Yes, I can confirm that this is broken. => _grokparsefailure
Also AWS doc on how to plug Cloudfront logs into Logstash isn't correct either: https://aws.amazon.com/premiumsupport/knowledge-center/cloudfront-logs-elasticsearch/
(fails with new log fields)
Hey,
I was working on parsing the new data fields.
For information, Amazon changelog is here: https://aws.amazon.com/about-aws/whats-new/2019/12/cloudfront-detailed-logs/
I'm using this pattern:
%{DATE_EU:date}\t%{TIME:time}\t(?<x_edge_location>\b[\w\-]+\b)\t(?:%{NUMBER:sc_bytes:int}|-)\t%{IPORHOST:c_ip}\t%{WORD:cs_method}\t%{HOSTNAME:cs_host}\t%{NOTSPACE:cs_uri_stem}\t%{NUMBER:sc_status:int}\t%{NOTTAB:referrer}\t%{NOTTAB:user_agent}\t%{NOTTAB:cs_uri_query}\t%{NOTTAB:cookie}\t%{WORD:x_edge_result_type}\t%{NOTSPACE:x_edge_request_id}\t%{HOSTNAME:x_host_header}\t%{URIPROTO:cs_protocol}\t%{INT:cs_bytes:int}\t%{NUMBER:time_taken:float}\t%{NOTTAB:x_forwarded_for}\t%{NOTTAB:ssl_protocol}\t%{NOTTAB:ssl_cipher}\t%{NOTTAB:x_edge_response_result_type}\t%{NOTTAB:cs_protocol_version}\t%{NOTTAB:fle_status}\t%{NOTTAB:fle_encrypted_field}(\t%{INT:c_port:int}\t%{NUMBER:time_to_first_byte:float}\t%{NOTTAB:x_edge_detailed_result_type}\t%{NOTTAB:sc_content_type}\t(?:%{NUMBER:sc_content_len:int}|-)\t(?:%{NUMBER:sc_content_start:int}|-)\t(?:%{NUMBER:sc_content_end:int}|-))?
With the following pattern mentioned by @jpleger
NOTTAB [^\t\r\n]+
Not sure if its a version change or log format change on the AWS side, but currently there are a few fields that are incorrect pattern-wise for the CLOUDFRONT_ACCESS_LOG format. This is due to the use of the GREEDYDATA which offsets the patterns incorrectly. To address, will probably use a [^\t\r\n] to delimit the fields.

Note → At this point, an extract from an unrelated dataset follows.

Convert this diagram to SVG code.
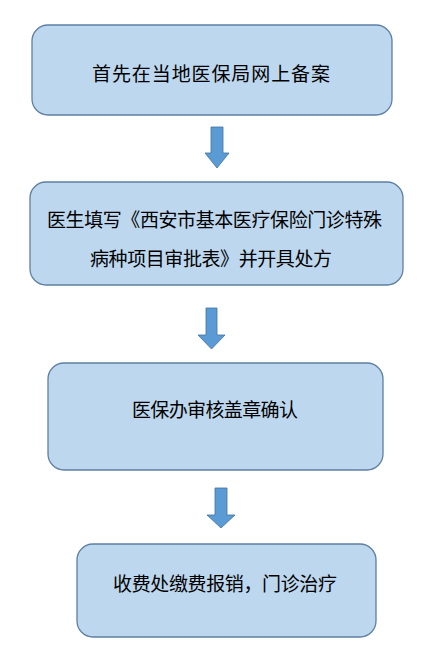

2018-07-24 22:22:47 SEA19 557 196.52.43.106 GET d2lv5my8ejglq4.cloudfront.net / 301 - Mozilla/5.0%2520(compatible;%2520nsrbot/1.0;%2520&%2343;http://netsystemsresearch.com) - - Redirect IKaDjLqf5T8ptafxZk_HNJ49zZ1N4SuI8f_kdivoUvPNZFnzpuKhKA== jamespleger.com http 127 0.000 - - - Redirect HTTP/1.1 - -